Die FIA-Kommissare mussten beim Türkei-GP vor allem in der Anfangsphase eingreifen. Schon in der ersten Kurve wurde Fernando Alonso von Pierre Gasly umgedreht. Der Franzose führte als Entschuldigung an, dass er zwischen Perez und Alonso eingeklemmt war und keinen Platz mehr hatte. Dieser Argumentation folgten die Schiedsrichter nicht. Gasly hätte ihrer Meinung nach noch ein Stück weiter innen fahren und die Kollision vermeiden können.
Deshalb wurde eine Fünf-Sekunden-Strafe ausgesprochen, die der Alpha Tauri beim Stopp absitzen mussten. "Wenn beide Fahrer eine Teilschuld haben, dann verzichten wir bei Kollisionen in der ersten Runde eher auf Strafen. Hier hatte nach Ansicht der Kommissare aber Pierre die alleinige Schuld", erklärte FIA-Rennleiter Michael Masi.

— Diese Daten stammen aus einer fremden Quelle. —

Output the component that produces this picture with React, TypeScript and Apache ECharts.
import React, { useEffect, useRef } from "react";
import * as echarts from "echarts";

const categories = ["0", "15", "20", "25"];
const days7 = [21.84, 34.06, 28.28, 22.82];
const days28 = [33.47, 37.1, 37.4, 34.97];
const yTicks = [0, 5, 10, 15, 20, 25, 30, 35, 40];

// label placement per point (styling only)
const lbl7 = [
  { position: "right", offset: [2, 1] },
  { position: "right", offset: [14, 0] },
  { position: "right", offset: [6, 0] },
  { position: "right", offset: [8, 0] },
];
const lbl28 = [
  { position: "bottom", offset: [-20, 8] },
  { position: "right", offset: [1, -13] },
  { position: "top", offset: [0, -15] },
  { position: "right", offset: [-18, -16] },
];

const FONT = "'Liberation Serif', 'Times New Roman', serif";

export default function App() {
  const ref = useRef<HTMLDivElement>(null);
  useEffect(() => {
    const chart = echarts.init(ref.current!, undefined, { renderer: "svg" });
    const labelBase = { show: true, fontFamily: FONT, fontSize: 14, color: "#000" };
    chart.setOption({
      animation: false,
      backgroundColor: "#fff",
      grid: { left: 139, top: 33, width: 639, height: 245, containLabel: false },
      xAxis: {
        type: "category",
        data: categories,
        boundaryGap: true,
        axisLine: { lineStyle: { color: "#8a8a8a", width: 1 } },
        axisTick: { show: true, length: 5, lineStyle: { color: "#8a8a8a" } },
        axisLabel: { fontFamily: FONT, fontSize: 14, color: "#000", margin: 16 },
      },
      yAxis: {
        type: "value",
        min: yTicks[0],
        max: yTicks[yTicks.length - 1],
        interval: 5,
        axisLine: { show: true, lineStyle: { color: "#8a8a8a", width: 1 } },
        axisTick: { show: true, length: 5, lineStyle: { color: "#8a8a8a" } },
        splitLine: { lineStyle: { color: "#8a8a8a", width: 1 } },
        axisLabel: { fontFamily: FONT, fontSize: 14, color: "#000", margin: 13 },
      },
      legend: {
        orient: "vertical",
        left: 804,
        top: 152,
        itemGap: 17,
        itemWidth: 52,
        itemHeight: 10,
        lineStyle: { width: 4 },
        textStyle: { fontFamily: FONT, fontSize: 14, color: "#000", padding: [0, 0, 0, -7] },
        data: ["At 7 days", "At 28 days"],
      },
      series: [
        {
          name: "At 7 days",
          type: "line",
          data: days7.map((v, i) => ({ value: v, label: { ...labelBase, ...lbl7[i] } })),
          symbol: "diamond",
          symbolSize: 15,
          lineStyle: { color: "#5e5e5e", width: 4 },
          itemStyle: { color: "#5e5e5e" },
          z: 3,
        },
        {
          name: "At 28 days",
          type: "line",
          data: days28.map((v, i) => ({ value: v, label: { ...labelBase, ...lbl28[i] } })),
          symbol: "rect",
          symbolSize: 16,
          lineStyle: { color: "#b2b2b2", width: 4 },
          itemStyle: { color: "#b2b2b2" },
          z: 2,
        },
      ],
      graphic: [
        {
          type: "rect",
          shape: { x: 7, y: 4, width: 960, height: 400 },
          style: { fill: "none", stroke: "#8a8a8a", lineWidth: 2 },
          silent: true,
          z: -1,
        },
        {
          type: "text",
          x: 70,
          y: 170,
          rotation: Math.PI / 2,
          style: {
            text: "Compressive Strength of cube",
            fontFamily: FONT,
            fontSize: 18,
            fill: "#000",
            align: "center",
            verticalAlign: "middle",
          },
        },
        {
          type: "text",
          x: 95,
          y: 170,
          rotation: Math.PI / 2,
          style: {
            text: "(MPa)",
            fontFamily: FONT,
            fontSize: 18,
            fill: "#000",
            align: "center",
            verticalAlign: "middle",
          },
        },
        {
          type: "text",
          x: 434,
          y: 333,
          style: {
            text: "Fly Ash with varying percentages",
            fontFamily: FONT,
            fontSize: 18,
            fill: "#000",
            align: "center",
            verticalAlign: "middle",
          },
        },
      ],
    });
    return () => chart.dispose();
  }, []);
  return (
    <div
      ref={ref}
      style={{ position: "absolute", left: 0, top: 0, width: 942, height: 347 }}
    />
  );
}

Noch klarer war der Fall beim Duell Alonso gegen Mick Schumacher. Der zweifache Weltmeister versuchte sich in Kurve 4 innen durchzudrücken und kollidierte dabei mit dem Haas-Rookie. Laut dem Urteil der Stewards war Alonso nie in der korrekten Position um das Manöver durchzuziehen. Deshalb setzte es auch hier eine Fünf-Sekunden-Strafe, die Schumacher aber auch nicht weiterhalf. Er fiel nach seinem starken Qualifying kurzzeitig ans Ende des Feldes zurück, konnte sich am Ende nur noch Teamkollege Nikita Mazepin schnappen.
Noch ein weiterer Regel-Streitfall beschäftigte die Fans in Istanbul. Im heißen Duell zwischen Perez und Hamilton in Runde 35 war der Mexikaner am Boxeneingang innen am Poller vorbeigefahren und wieder auf die Strecke zurückgekehrt. Musste es hier nicht auch eine Strafe geben? "Eine Strafe ist nur fällig, wenn man beim Einbiegen in die Boxen an der falschen Seite des Pollers vorbeifährt", erklärte Masi. "Außerdem wurde Sergio hier im Zweikampf von Hamilton abgedrängt und hatte gar keine andere Wahl. Es gab übrigens auch keine Nachfragen der beiden Teams zu der Szene."